**The request:**
Starting at the first line of the listing below, repeat each line exactly until the line containing "var pernVarProvincia = [7.8, 69.7, 17.8];", which you include. Leave out pictures.

>> START Data block

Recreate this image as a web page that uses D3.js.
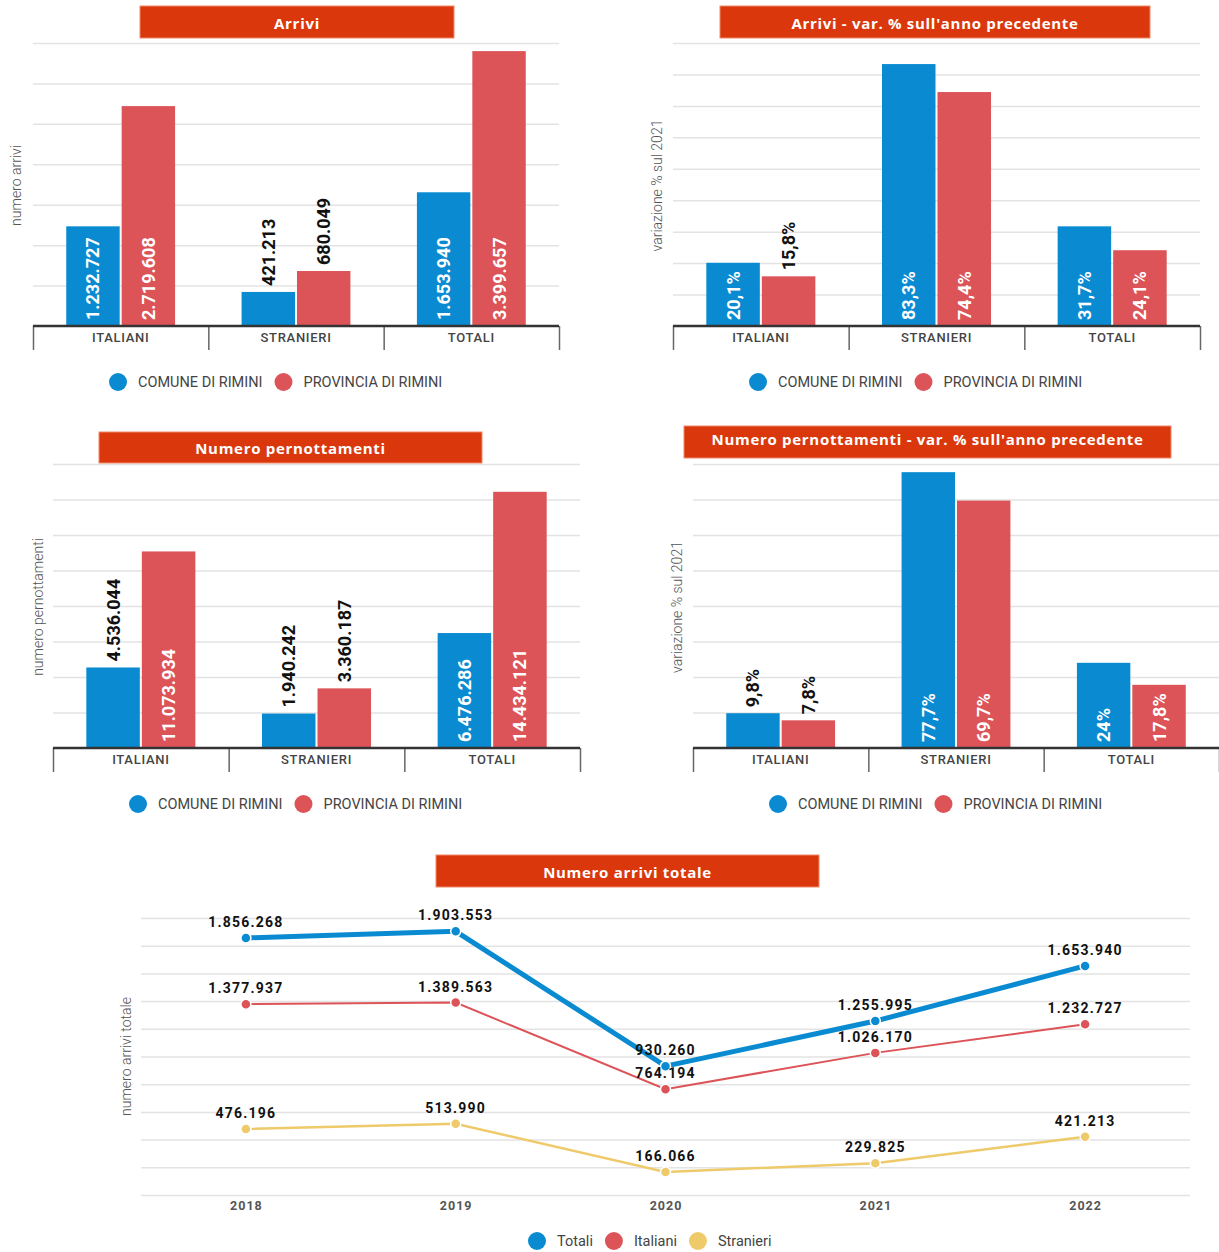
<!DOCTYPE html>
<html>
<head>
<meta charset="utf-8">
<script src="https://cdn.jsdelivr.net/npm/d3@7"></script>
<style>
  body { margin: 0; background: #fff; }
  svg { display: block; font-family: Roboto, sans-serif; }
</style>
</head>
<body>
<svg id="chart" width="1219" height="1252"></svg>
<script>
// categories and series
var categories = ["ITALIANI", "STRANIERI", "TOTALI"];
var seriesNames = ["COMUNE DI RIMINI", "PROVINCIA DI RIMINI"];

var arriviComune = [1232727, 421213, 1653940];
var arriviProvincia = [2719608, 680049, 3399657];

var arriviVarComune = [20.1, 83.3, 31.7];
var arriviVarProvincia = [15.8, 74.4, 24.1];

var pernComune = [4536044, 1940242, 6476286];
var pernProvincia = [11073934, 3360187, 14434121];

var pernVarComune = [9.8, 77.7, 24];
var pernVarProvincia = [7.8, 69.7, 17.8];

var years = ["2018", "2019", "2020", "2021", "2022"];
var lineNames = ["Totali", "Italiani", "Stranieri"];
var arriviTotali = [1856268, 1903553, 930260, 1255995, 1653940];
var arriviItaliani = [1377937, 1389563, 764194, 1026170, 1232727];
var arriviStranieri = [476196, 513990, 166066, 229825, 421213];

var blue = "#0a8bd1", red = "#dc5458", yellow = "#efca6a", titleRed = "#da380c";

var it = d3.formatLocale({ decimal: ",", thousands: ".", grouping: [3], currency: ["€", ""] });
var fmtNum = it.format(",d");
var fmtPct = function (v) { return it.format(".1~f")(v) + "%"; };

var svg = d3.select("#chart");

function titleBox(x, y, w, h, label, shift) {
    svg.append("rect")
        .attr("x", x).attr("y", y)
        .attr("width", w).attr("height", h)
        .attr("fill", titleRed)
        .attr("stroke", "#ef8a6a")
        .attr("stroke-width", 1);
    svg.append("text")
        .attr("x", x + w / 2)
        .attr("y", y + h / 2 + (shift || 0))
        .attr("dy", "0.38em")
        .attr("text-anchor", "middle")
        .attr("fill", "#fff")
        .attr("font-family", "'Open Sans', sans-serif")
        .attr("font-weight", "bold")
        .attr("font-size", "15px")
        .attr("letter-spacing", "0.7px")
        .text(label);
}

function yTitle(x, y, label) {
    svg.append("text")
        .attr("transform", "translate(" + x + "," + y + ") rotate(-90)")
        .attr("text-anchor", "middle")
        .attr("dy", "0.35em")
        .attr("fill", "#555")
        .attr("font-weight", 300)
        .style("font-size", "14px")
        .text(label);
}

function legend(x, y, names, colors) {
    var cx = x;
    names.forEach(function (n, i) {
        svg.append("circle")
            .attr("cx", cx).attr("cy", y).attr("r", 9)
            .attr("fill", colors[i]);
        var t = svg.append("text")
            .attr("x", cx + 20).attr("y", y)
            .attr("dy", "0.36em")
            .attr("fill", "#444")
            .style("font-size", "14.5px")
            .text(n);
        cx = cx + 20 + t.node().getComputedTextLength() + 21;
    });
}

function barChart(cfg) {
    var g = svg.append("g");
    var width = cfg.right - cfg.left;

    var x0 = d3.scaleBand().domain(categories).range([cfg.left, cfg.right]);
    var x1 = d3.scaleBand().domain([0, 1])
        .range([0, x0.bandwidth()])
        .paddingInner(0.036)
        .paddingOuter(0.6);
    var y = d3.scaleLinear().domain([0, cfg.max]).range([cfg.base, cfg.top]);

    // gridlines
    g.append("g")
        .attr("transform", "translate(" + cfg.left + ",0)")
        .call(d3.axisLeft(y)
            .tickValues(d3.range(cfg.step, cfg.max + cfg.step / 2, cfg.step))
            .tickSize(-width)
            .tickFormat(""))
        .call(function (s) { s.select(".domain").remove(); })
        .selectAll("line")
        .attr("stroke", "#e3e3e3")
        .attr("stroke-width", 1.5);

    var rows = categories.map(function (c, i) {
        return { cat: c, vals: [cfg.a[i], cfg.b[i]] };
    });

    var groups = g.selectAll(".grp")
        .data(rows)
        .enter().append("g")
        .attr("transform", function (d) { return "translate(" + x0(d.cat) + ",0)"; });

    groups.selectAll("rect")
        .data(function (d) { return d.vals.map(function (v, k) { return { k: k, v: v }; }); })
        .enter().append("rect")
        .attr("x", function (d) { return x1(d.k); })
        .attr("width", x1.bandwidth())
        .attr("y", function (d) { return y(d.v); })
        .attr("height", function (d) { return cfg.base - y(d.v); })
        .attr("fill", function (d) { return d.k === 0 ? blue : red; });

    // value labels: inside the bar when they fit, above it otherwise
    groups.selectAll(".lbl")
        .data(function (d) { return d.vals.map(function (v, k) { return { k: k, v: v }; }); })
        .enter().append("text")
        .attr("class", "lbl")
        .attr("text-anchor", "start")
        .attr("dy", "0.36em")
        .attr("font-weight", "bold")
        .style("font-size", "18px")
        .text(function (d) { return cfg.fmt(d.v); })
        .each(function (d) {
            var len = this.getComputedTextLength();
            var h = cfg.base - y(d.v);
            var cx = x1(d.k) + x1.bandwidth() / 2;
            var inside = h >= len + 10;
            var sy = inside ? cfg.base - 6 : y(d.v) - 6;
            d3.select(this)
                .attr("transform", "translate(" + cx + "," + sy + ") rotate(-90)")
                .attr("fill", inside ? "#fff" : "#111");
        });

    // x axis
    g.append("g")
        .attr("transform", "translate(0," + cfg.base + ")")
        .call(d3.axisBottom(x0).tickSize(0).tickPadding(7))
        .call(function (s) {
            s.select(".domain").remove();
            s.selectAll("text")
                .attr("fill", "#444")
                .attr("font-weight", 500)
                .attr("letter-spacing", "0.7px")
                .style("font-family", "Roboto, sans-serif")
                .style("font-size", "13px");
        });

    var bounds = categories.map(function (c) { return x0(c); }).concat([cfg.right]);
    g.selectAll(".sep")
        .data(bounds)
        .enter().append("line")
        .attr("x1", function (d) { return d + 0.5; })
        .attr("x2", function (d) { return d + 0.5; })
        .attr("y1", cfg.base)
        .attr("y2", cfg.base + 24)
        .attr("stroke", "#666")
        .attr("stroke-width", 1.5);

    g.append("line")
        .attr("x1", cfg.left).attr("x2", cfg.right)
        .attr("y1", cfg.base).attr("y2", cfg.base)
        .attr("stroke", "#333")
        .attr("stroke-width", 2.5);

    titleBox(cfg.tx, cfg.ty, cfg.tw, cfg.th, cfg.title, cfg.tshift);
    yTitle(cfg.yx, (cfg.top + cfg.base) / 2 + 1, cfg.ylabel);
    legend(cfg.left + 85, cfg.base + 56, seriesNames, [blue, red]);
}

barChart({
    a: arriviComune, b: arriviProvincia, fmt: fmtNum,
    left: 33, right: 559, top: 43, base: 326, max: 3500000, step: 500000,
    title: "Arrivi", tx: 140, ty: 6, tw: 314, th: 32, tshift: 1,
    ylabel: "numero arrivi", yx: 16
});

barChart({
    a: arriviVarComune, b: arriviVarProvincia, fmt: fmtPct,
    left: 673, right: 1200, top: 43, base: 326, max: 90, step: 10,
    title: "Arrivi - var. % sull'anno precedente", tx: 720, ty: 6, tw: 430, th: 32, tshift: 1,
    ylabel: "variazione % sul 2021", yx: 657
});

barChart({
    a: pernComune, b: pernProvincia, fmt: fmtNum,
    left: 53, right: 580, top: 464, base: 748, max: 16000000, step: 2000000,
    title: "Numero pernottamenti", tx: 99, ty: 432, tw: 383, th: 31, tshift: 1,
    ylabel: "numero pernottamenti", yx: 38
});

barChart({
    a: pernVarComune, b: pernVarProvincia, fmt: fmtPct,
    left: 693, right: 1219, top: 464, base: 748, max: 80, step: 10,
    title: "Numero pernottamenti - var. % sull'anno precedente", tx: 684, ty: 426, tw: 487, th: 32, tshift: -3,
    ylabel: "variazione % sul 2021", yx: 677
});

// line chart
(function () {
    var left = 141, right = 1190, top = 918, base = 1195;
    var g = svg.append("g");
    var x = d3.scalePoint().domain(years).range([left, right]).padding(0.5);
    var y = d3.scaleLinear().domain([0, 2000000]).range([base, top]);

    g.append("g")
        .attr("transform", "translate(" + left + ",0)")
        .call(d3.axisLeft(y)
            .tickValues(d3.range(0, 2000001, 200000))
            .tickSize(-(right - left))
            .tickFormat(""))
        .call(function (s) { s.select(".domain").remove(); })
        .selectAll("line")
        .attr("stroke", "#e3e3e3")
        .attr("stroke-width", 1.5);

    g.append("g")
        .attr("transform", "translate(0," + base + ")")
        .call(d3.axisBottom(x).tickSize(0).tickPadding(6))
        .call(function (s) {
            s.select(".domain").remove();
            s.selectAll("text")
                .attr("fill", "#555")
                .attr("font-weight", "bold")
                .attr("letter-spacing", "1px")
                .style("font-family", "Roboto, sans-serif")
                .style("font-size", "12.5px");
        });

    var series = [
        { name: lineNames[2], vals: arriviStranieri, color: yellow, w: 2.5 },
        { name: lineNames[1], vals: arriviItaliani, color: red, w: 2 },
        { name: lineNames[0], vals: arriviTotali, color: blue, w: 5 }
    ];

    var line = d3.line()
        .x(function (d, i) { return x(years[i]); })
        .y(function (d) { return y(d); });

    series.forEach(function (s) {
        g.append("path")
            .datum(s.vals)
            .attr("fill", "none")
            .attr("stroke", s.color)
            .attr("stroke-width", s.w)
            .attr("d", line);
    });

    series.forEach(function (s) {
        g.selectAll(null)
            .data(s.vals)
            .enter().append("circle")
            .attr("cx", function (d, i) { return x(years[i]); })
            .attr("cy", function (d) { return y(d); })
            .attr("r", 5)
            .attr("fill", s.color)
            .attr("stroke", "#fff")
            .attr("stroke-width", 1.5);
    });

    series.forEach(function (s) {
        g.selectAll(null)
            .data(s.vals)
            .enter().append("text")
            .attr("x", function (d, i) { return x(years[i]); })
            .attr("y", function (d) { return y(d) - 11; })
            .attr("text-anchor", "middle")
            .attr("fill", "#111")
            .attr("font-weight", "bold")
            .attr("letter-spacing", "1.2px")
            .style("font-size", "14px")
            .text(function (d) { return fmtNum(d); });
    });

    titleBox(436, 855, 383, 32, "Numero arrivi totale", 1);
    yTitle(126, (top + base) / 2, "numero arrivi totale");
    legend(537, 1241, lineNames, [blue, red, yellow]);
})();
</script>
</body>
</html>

>> END Data block

**Task response:**
Recreate this image as a web page that uses D3.js.
<!DOCTYPE html>
<html>
<head>
<meta charset="utf-8">
<script src="https://cdn.jsdelivr.net/npm/d3@7"></script>
<style>
  body { margin: 0; background: #fff; }
  svg { display: block; font-family: Roboto, sans-serif; }
</style>
</head>
<body>
<svg id="chart" width="1219" height="1252"></svg>
<script>
// categories and series
var categories = ["ITALIANI", "STRANIERI", "TOTALI"];
var seriesNames = ["COMUNE DI RIMINI", "PROVINCIA DI RIMINI"];

var arriviComune = [1232727, 421213, 1653940];
var arriviProvincia = [2719608, 680049, 3399657];

var arriviVarComune = [20.1, 83.3, 31.7];
var arriviVarProvincia = [15.8, 74.4, 24.1];

var pernComune = [4536044, 1940242, 6476286];
var pernProvincia = [11073934, 3360187, 14434121];

var pernVarComune = [9.8, 77.7, 24];
var pernVarProvincia = [7.8, 69.7, 17.8];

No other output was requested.